Personal information
- Born: November 23, 1952 Chula Vista, California, U.S.
- Died: September 16, 2021 (aged 68)
- Listed height: 6 ft 5 in (1.96 m)
- Listed weight: 258 lb (117 kg)

Career information
- High school: Castle Park (Chula Vista)
- College: USC
- NFL draft: 1974: 1st round, 25th overall pick

Career history
- Minnesota Vikings (1974–1985);

Awards and highlights
- National champion (1972); Ed Block Memorial Courage Award; All-American (1973);

Career NFL statistics
- Games played: 138
- Game started: 128
- Stats at Pro Football Reference

= Steve Riley (American football) =

American football player (1952–2021)

Steven Bruce Riley (November 23, 1952 – September 16, 2021) was an American professional football player who was an offensive tackle for 11 seasons with the Minnesota Vikings of the National Football League (NFL).

==Early life==
Riley went to Castle Park High School in Chula Vista, California where he was a standout athlete on both the high school varsity basketball and football teams.
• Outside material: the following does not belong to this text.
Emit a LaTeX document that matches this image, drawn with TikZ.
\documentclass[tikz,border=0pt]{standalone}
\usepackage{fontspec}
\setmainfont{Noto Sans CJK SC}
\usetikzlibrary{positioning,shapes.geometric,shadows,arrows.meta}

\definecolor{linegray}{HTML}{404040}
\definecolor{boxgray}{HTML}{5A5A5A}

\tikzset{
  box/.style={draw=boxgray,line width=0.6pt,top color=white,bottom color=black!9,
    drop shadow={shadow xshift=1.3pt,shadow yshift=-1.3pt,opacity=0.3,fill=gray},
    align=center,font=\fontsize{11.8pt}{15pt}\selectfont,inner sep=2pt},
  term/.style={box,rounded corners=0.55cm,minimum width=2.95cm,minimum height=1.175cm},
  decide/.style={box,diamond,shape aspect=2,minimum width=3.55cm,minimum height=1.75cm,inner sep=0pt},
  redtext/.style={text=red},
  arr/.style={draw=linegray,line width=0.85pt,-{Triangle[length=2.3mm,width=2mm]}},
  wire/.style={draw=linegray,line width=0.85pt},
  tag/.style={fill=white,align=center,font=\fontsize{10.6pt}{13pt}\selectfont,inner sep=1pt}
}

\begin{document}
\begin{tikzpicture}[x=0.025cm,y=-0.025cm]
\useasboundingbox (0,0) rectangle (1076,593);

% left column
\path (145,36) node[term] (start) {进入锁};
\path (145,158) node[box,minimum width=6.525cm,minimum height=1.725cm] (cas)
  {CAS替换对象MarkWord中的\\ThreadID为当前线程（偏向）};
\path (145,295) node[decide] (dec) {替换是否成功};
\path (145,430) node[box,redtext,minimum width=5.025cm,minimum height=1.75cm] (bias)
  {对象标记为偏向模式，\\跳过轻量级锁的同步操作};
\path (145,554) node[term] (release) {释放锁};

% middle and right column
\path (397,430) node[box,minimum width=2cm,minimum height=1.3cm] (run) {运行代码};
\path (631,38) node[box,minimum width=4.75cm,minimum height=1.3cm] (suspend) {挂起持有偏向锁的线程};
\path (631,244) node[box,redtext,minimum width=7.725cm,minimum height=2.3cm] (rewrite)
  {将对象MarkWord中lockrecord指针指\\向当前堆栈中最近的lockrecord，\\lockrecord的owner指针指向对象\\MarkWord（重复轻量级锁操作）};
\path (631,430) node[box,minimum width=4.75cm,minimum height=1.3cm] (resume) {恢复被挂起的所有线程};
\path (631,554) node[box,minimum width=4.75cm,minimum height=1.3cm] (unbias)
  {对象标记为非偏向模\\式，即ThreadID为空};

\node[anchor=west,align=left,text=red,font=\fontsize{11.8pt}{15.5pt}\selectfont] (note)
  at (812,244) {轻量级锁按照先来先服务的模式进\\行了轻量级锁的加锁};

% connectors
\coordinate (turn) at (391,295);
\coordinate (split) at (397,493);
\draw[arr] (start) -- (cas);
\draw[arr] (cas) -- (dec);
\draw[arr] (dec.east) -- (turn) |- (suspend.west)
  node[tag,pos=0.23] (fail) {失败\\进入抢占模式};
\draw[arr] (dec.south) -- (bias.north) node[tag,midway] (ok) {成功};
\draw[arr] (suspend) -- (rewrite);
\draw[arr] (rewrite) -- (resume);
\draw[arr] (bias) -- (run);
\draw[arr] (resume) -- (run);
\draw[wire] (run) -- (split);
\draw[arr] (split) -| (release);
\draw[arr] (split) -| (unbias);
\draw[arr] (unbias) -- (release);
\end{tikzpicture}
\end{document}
Castle Park fielded very strong football teams. In his senior year, he was one of the co-captains and helped his team win the San Diego CIF championship. He also made first-team all-CIF and was voted offensive lineman of the year in his conference.

==College career==
Riley was recruited by Notre Dame, Colorado, New Mexico State, and San Diego State, among others. He played college football at the University of Southern California from 1970 to 1974. Riley moved from guard to tackle following his freshman season. As a junior he started at tackle and was a part of the historic undefeated 1972 USC Trojans team.

He played in two Rose Bowls, one of those being the 1973 Rose Bowl, where the USC Trojans defeated the Ohio State Buckeyes, 42–17, to become the national champions. The 1972 USC Trojans team is regarded by some as the best college football team ever.

==Professional career==
Riley was picked 25th overall in the first round of the 1974 NFL draft by the Minnesota Vikings. He played 11 seasons, all with the Vikings, from 1974 to 1984. He appeared in 138 games, making 128 starts. He was a part of the 1974 and 1976 NFC championship teams. He played in Super Bowls IX and XI.
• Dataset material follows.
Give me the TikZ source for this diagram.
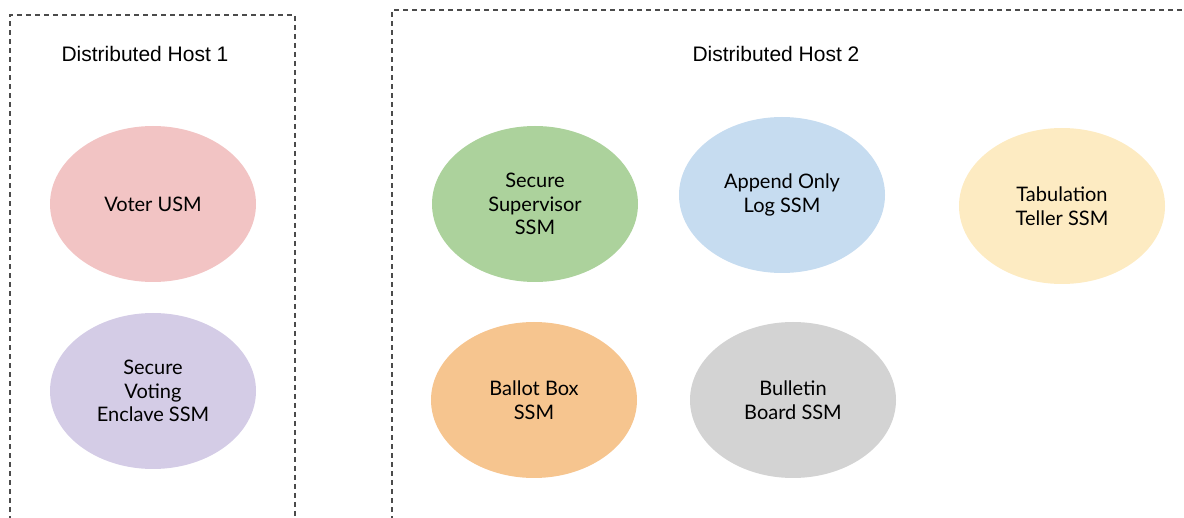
\documentclass[tikz,border=0pt]{standalone}
\usepackage{fontspec}
\setmainfont{Lato}
\newfontfamily\titlefont{Liberation Sans}
\usetikzlibrary{shapes.geometric}
\definecolor{voterpink}{RGB}{242,196,196}
\definecolor{enclavepurple}{RGB}{212,204,230}
\definecolor{supgreen}{RGB}{172,210,156}
\definecolor{logblue}{RGB}{198,220,240}
\definecolor{tellyellow}{RGB}{253,235,194}
\definecolor{boxorange}{RGB}{246,197,143}
\definecolor{boardgray}{RGB}{211,211,211}
\definecolor{dashgray}{RGB}{75,75,75}
\begin{document}
\begin{tikzpicture}[x=1pt, y=-1pt]
\tikzstyle{module} = [ellipse, draw=none, minimum width=206pt, minimum height=156pt, inner sep=0pt, align=center, text=black, font=\fontsize{20}{23.5}\selectfont];
\tikzstyle{hostbox} = [draw=dashgray, line width=1.5pt, dash pattern=on 5pt off 4pt];
\tikzstyle{hosttitle} = [font=\titlefont\fontsize{21}{25}\selectfont, text=black];
\useasboundingbox (0, 0) rectangle (1184, 518);
\clip (0, 0) rectangle (1184, 518);
% hosts
\draw[hostbox] (10, 530) -- (10, 15) -- (295, 15) -- (295, 530);
\draw[hostbox] (392, 530) -- (392, 10) -- (1200, 10);
\node[hosttitle] (h1) at (145, 54) {Distributed Host 1};
\node[hosttitle] (h2) at (776, 54) {Distributed Host 2};
% host 1
\node[module, fill=voterpink] (voter) at (153, 204) {Voter USM};
\node[module, fill=enclavepurple] (enclave) at (153, 391) {Secure\\Voting\\Enclave SSM};
% host 2
\node[module, fill=supgreen] (sup) at (535, 204) {Secure\\Supervisor\\SSM};
\node[module, fill=logblue] (log) at (782, 195) {Append Only\\Log SSM};
\node[module, fill=tellyellow] (teller) at (1062, 206) {Tabulation\\Teller SSM};
\node[module, fill=boxorange] (ballot) at (534, 400) {Ballot Box\\SSM};
\node[module, fill=boardgray] (board) at (793, 400) {Bulletin\\Board SSM};
\end{tikzpicture}
\end{document}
Riley took over the starting left tackle position in 1976 and started every game until early 1978 when a neck injury put him on the injured reserve game for 11 games. Riley returned to full-time duty in 1979 and started every game for the next five seasons. Over his career, Riley helped the Vikings reach the playoffs seven times. He started in Super Bowl XI to cap that season and helped Minnesota advance to the 1977 NFC Championship game.

In his last year, Riley started every game despite playing the entire season with his left hand in a cast because of a broken thumb. He started the first six games at left tackle however, in attempt to decrease the amount of contact to his injured hand, he was moved to right tackle for games 7 through 11. Riley went back to left tackle for the remainder of the season as his teammate said the blind side position was too challenging.

==Awards and honors==
While at USC, he earned All-American first team honors as a 1973 senior as the Trojans returned to the Rose Bowl. He then played in the 1974 College All-Star game.

Riley was voted by his teammates to be the recipient of the Ed Block Courage Award in 1984 largely in part of playing his entire last year with a broken thumb. His games played rank fourth-most in Vikings history among tackles.

==Personal life==
Riley resided in Southern California after his retirement where he owned a successful commercial property maintenance business in Irvine.

He appeared as an extra in five movies, including "The Bear Bryant Story", "North Dallas Forty", and "Against All Odds".

He was married to his wife, Jan, for 40 years. He had four daughters, Bryn, Erin, Lauren and Kristen, and thirteen grandchildren.